The housing crisis cost the nation about $13 trillion when tallying all losses from lawsuits, mortgage-backed securities litigation and taxpayer bailouts, a representative with fraud analytics firm Interthinx said.

Ann Fulmer, vice president of industry relations for Interthinx, made that revelation while speaking at the Mortgage Bankers Association's Risk Management and Quality Assurance Forum in Dallas. To put this $13 trillion into perspective, U.S. gross domestic product — the nation's entire output of goods and services — hit $15 trillion in 2011.

"We did not pay attention to data integrity on the way up, and so we have wiped out almost an entire year of gross domestic product in the United States," Fulmer said.

When looking at just REOs, short sales, RMBS suits and crisis-related litigation, the meltdown cost the mortgage/housing industry roughly $2 trillion, Fulmer explained. In addition, U.S. taxpayers and the government lost $3 trillion, while losses tied to homeowner equity reached approximately $8 trillion.

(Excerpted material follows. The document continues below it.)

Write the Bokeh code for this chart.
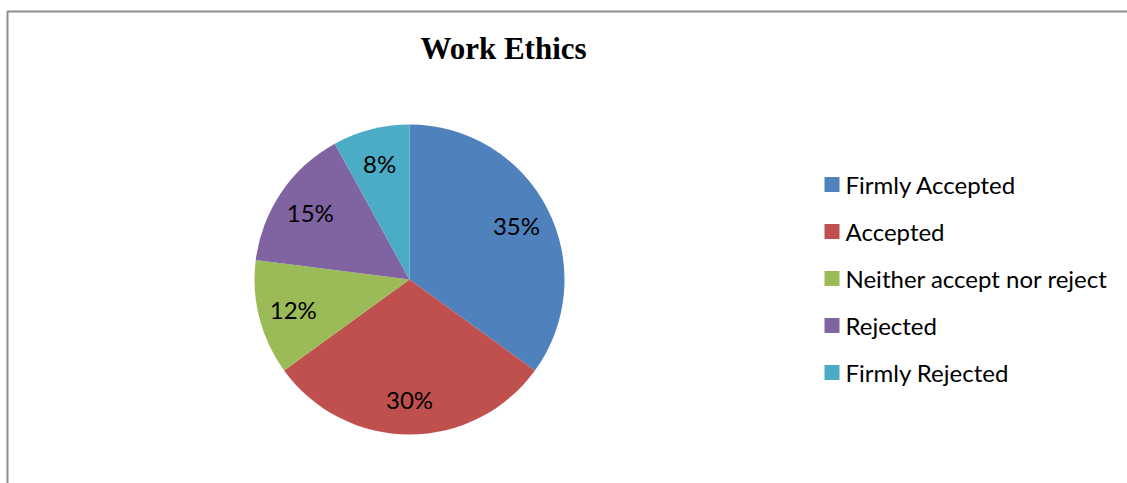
import numpy as np
from bokeh.plotting import figure
from bokeh.models import Range1d, ColumnDataSource
from bokeh.core.properties import value
from bokeh.embed import file_html
from bokeh.resources import INLINE

# Survey results
categories = ["Firmly Accepted", "Accepted", "Neither accept nor reject", "Rejected", "Firmly Rejected"]
shares = [35, 30, 12, 15, 8]
colors = ["#4F81BD", "#C0504D", "#9BBB59", "#8064A2", "#4BACC6"]
title_text = "Work Ethics"

W, H = 1127, 483


def sy(y):
    # convert a top-down pixel row to the figure's bottom-up y coordinate
    return H - y


p = figure(width=W, height=H, x_range=Range1d(0, W), y_range=Range1d(0, H),
           output_backend="svg", toolbar_location=None, min_border=0)
p.axis.visible = False
p.grid.visible = False
p.outline_line_color = None
p.background_fill_color = "white"
p.border_fill_color = "white"

# chart area frame (continues past the right and bottom edges)
p.line(x=[7, 7, W + 5], y=[sy(H + 5), sy(11), sy(11)], line_color="#8c8c8c", line_width=2)

# pie, clockwise from 12 o'clock
cx, cy, r = 409, sy(279), 155
vals = np.array(shares, dtype=float)
frac = vals / vals.sum()
cum = np.concatenate([[0], np.cumsum(frac)])
start = np.pi / 2 - cum[:-1] * 2 * np.pi
end = np.pi / 2 - cum[1:] * 2 * np.pi
mid = (start + end) / 2

src = ColumnDataSource(dict(start=start, end=end, color=colors,
                            x=[cx] * len(shares), y=[cy] * len(shares)))
p.wedge(x="x", y="y", radius=r, start_angle="end", end_angle="start",
        fill_color="color", line_color=None, source=src)

lr = 120
lab = ColumnDataSource(dict(
    x=cx + lr * np.cos(mid),
    y=cy + lr * np.sin(mid),
    t=[f"{v}%" for v in shares],
))
p.text(x="x", y="y", text="t", source=lab, text_align="center", text_baseline="middle",
       text_font=value("Lato"), text_font_size="24px", text_color="#000000")

# title
p.text(x=[503], y=[sy(48)], text=[title_text], text_align="center", text_baseline="middle",
       text_font=value("Liberation Serif"), text_font_style="bold",
       text_font_size="31px", text_color="#000000")

# legend
rows = [sy(184 + 47 * i) for i in range(len(categories))]
leg = ColumnDataSource(dict(y=rows, name=categories, color=colors))
p.rect(x=831.5, y="y", width=15, height=15, fill_color="color", line_color=None, source=leg)
p.text(x=845, y="y", text="name", source=leg, text_align="left", text_baseline="middle",
       text_font=value("Lato"), text_font_size="24px", text_color="#000000")

open("out.html", "w").write(file_html(p, INLINE))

So how should data analysts search for potential fraud in the future to prevent overwhelming losses?

Fulmer advised attendees to look for areas of obvious risk when conducting forensic loan file reviews. In the future, parties may fudge on loan applications or other documents as they try to comply with new mortgage regulations from the Consumer Financial Protection Bureau and other agencies, Fulmer suggested.

For example, if a new loan is required to have a 20% down payment under the qualified mortgage rule in the future, scammers who cannot afford 20% down may try to manipulate that particular number. 

"If that becomes the standard, then that is going to be the problem area. People will be making it (the down payment) up or manipulating the cash value," Fulmer said. "And if you don't get that right then your loan-to-value ratio is going to be off."

The goal, she said, is to "follow the money" when dealing with compliance on the loan origination side. Areas to survey closely include down payment funding and sources, income and employment, assets and liabilities as well as collateral values.

"If you don't get it right up front then you have a defective loan," Fulmer told the crowd.

To get fraud detection and loan scoring right, the MBA panel overwhelmingly agreed that financial firms should be using automated compliance tools at the point of loan origination.